--- EXERCISE DETAILS ---
Go through the listing and return every line with "chart" in it.

————————

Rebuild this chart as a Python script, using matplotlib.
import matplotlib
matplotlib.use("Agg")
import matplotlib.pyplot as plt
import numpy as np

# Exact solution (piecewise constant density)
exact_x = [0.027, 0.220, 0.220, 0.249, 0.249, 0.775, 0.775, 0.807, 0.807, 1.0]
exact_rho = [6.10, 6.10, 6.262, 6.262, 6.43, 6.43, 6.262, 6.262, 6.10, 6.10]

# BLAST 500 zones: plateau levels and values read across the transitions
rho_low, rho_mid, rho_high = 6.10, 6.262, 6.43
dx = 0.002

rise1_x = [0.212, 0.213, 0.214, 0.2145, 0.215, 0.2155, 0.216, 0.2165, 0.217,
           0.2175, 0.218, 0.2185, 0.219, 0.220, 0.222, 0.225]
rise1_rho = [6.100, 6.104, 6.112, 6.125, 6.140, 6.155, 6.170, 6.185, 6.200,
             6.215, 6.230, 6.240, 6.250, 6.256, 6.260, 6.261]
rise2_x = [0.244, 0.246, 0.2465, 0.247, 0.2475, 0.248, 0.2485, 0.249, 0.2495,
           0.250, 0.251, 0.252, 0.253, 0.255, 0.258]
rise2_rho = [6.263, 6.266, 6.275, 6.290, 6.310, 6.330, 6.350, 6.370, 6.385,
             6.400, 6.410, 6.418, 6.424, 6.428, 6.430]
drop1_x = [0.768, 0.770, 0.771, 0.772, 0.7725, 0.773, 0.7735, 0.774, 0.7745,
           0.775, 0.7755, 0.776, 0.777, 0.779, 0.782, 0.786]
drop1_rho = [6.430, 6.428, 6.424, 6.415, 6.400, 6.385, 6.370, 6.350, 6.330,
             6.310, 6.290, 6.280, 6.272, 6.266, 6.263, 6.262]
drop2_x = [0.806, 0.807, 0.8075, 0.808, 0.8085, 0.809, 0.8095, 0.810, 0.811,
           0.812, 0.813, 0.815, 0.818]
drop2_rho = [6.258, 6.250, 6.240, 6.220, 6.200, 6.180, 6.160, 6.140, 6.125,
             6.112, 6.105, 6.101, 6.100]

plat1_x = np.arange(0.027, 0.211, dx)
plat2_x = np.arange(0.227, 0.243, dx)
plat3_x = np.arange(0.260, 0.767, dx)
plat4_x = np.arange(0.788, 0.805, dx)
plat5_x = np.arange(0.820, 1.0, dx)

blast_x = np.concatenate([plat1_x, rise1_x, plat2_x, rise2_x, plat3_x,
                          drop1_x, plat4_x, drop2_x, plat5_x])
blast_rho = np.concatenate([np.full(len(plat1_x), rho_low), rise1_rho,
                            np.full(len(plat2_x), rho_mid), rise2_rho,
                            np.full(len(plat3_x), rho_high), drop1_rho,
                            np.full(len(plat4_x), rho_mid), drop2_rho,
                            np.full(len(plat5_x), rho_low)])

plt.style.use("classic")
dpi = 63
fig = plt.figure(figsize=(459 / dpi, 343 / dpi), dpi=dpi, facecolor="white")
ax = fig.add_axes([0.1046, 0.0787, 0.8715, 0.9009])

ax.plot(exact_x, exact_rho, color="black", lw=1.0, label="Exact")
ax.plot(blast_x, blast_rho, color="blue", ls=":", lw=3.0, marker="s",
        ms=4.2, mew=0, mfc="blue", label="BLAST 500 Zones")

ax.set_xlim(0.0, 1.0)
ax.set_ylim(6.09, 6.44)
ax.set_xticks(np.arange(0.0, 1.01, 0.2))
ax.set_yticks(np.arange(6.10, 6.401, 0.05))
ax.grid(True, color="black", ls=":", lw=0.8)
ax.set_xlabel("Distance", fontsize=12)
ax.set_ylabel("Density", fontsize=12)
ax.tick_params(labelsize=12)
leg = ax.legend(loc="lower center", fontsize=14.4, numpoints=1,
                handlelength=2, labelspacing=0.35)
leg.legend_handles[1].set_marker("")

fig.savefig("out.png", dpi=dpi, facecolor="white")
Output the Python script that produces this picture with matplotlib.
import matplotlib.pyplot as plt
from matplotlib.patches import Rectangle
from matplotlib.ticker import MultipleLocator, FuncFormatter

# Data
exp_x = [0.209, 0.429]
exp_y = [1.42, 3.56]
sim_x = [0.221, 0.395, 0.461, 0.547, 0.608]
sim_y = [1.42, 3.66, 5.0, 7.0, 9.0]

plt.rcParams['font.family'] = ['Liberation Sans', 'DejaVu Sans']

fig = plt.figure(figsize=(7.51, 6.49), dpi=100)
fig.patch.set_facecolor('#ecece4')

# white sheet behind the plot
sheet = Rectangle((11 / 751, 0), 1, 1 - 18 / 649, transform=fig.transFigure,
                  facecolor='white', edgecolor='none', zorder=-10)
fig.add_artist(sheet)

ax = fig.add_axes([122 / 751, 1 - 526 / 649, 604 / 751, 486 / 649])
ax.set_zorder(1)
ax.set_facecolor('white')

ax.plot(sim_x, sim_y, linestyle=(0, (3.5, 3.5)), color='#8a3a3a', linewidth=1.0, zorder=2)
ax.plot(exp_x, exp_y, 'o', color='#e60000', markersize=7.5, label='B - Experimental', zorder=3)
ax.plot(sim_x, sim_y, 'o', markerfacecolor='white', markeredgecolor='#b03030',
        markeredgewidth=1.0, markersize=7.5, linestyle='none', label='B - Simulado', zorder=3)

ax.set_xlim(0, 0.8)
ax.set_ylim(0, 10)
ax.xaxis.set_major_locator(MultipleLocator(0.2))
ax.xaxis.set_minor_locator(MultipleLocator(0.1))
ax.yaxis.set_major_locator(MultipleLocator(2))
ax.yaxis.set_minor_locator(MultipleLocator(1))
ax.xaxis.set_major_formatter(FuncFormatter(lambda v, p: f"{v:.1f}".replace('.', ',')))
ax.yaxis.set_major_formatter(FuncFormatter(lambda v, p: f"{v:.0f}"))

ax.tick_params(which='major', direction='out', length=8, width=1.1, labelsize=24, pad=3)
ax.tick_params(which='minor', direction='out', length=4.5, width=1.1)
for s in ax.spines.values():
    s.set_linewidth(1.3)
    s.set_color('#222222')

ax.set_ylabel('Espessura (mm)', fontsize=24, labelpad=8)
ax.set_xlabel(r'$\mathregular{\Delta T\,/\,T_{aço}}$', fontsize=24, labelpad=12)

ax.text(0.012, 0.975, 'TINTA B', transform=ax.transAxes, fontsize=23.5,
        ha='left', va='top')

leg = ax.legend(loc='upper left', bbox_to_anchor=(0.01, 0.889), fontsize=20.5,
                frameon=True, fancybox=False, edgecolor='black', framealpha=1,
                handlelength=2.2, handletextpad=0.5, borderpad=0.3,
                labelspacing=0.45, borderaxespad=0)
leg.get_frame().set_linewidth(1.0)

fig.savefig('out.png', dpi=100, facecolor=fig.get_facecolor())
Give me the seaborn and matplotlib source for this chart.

————————

--- ANSWER TO THE TASK ---
Rebuild this chart as a Python script, using matplotlib.
Give me the seaborn and matplotlib source for this chart.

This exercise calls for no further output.